Overpowered, “They numbered about 600 and came attacking from all directions. We were very few and they overpowered us, killing two of our own and injuring two who were recently release from hospital,” said Adakerie adding He reveals that three bodies are still rotting away about three kilometers from the village because residents fear lurking into the forests regarded as pokot hideouts. Lobokat Kainuk Ward representative Nicodemus Eguman said they lived in peace with their Pokot neighbours, albeit with normal cattle rustling, until 1983 when hell broke loose and attacks started taking political and land dimensions.
“After 1983 we were chased from Kainuk Hill and our people killed. We then came to Nakululumeit where we currently live. But our neighbours insist we still live in their land,” said. He said at least 15 people are killed and more than a 1,000 livestock stolen every week. He criticized security agents for often releasing inaccurate figures on the casualties during attacks, adding that the number of police officers is insufficient. “The public has lost faith in security agents and Government officers who blatantly lie on the figures. They can never say the truth because of fear of appearing as sleeping on the job,” he said. Kaptri Ward representative Shadrak Lodong’a says police take too long to respond to attacks even after receiving timely information. He says the area is vulnerable to attacks from the Pokot raiders following a decision by the Government to disarm police reservists. An administration police officer was shot in the area following an attack. He was shot at night after police shot dead a man and injured another when Kakong’ residents staged a demonstration, protesting the raging insecurity in the area. Heavily armed pokot bandits had attacked the village, killed five herders and one KPR officer before driving away over 2,000 goats, leaving owners who depended on their livestock vulnerable to famine. “The bandits attacked our villages and stole cattle and killed our people. But police who should have come to help us pursue the attackers turned against us and killed a man and left another seriously wounded,” said Lodong’a.
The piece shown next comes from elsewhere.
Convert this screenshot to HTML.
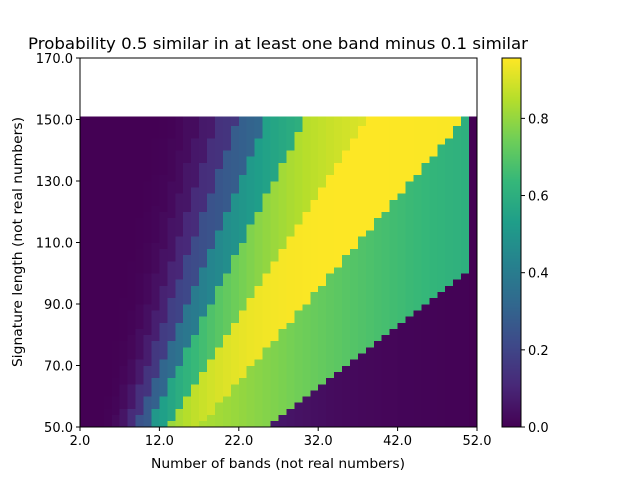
<!DOCTYPE html>
<html><head><meta charset="utf-8"><style>
body{margin:0;background:#fff;}
svg text{font-family:"DejaVu Sans","Liberation Sans",sans-serif;fill:#000;}
</style></head><body>
<svg id="chart" width="640" height="480" xmlns="http://www.w3.org/2000/svg">
<text x="278" y="49" font-size="16" text-anchor="middle" textLength="500" lengthAdjust="spacingAndGlyphs">Probability 0.5 similar in at least one band minus 0.1 similar</text>
<g id="cells" shape-rendering="crispEdges"></g>
<rect x="80" y="58" width="397" height="369" fill="none" stroke="#000" stroke-width="1"/>
<g id="xt"></g>
<g id="yt"></g>
<text x="278" y="468" font-size="13" text-anchor="middle" textLength="254" lengthAdjust="spacingAndGlyphs">Number of bands (not real numbers)</text>
<text transform="translate(22,242) rotate(-90)" font-size="13" text-anchor="middle" textLength="250" lengthAdjust="spacingAndGlyphs">Signature length (not real numbers)</text>
<g id="cbar" shape-rendering="crispEdges"></g>
<g id="ct"></g>
</svg>
<script>
const bands = Array.from({length:50},(_,i)=>2+i);          // 2..51
const sigLengths = Array.from({length:50},(_,i)=>50+2*i);  // 50..148
const simHigh = 0.5, simLow = 0.1;
const xTicks = [2,12,22,32,42,52];
const yTicks = [50,70,90,110,130,150,170];
const cTicks = [0,0.2,0.4,0.6,0.8];

const X0=80,X1=477,Y0=427,Y1=58, XMIN=2,XMAX=52,YMIN=50,YMAX=170;
const sx=v=>X0+(v-XMIN)/(XMAX-XMIN)*(X1-X0);
const sy=v=>Y0-(v-YMIN)/(YMAX-YMIN)*(Y0-Y1);
const NS="http://www.w3.org/2000/svg";
function mk(t,a){const e=document.createElementNS(NS,t);for(const k in a)e.setAttribute(k,a[k]);return e;}

function prob(s,r,b){return 1-Math.pow(1-Math.pow(s,r),b);}
const grid=sigLengths.map(n=>bands.map((b,j)=>{
  if(j===bands.length-1) return 0;
  const r=Math.floor(n/b);
  return prob(simHigh,r,b)-prob(simLow,r,b);
}));
let vmin=Infinity,vmax=-Infinity;
grid.forEach(row=>row.forEach(v=>{vmin=Math.min(vmin,v);vmax=Math.max(vmax,v);}));

const vir=["#440154","#482878","#3e4989","#31688e","#26828e","#1f9e89","#35b779","#6ece58","#b5de2b","#fde725"].map(h=>[1,3,5].map(i=>parseInt(h.substr(i,2),16)));
function cmap(t){t=Math.max(0,Math.min(1,t));const p=t*(vir.length-1);const i=Math.min(Math.floor(p),vir.length-2);const f=p-i;
 const c=vir[i].map((v,k)=>Math.round(v+(vir[i+1][k]-v)*f));return `rgb(${c[0]},${c[1]},${c[2]})`;}

const cells=document.getElementById('cells');
sigLengths.forEach((n,i)=>bands.forEach((b,j)=>{
  const x=sx(b),y=sy(n+2)-(i===sigLengths.length-1?3:0);
  const r=mk('rect',{x:x,y:y,width:sx(b+1)-x+0.3,height:sy(n)-y+0.3,fill:cmap((grid[i][j]-vmin)/(vmax-vmin))});
  
  
  cells.appendChild(r);
}));

const xt=document.getElementById('xt');
xTicks.forEach(v=>{const x=sx(v);
  xt.appendChild(mk('line',{x1:x,x2:x,y1:Y0,y2:Y0+4,stroke:'#000'}));
  const t=mk('text',{x:x,y:Y0+18,'font-size':13,'text-anchor':'middle'});t.textContent=v.toFixed(1);
  
  
  xt.appendChild(t);});
const yt=document.getElementById('yt');
yTicks.forEach(v=>{const y=sy(v);
  yt.appendChild(mk('line',{x1:X0-4,x2:X0,y1:y,y2:y,stroke:'#000'}));
  const t=mk('text',{x:X0-7,y:y+5,'font-size':13,'text-anchor':'end'});t.textContent=v.toFixed(1);
  
  
  yt.appendChild(t);});

const CX=502,CW=19,cb=document.getElementById('cbar');
for(let k=0;k<369;k++){cb.appendChild(mk('rect',{x:CX,y:Y0-k-1,width:CW,height:1.2,fill:cmap(k/368)}));}
cb.appendChild(mk('rect',{x:CX,y:Y1,width:CW,height:Y0-Y1,fill:'none',stroke:'#000'}));
const ct=document.getElementById('ct');
cTicks.forEach(v=>{const y=Y0-(v-vmin)/(vmax-vmin)*(Y0-Y1);
  ct.appendChild(mk('line',{x1:CX+CW,x2:CX+CW+4,y1:y,y2:y,stroke:'#000'}));
  const t=mk('text',{x:CX+CW+7,y:y+5,'font-size':13});t.textContent=v.toFixed(1);
  
  
  ct.appendChild(t);});
</script>
</body></html>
He says when Inspector General of Police David Kimaiyo visited the area, following the killing of the officer, he ordered the disarmament of all KPR, and something the MCA says has left villagers vulnerable to more attacks. But Turkana South OCPD Kipsang Sangach disputes the claims, saying the police only confiscated the firearms for ballistic analysis in the investigations on the death of the AP officer who was shot at Nakwomuru camp about 7km from Kakong’ town. However, area leaders have questioned why guns were confiscated without replacements leaving the area vulnerable.
Ballistic laboratories “We did not disarm the KPR. They are a crucial component in the security of this area because they are the ones who understand the terrain. We took the firearms to our ballistic laboratories in Nairobi to ascertain whether the guns could have been involved in the killing of the AP officer,” said Kipsang. He says there are enough police officers to man the expansive area despite a few challenges but admitted that the fact that the area did not benefit from the latest batch of security vehicles will have serious consequences.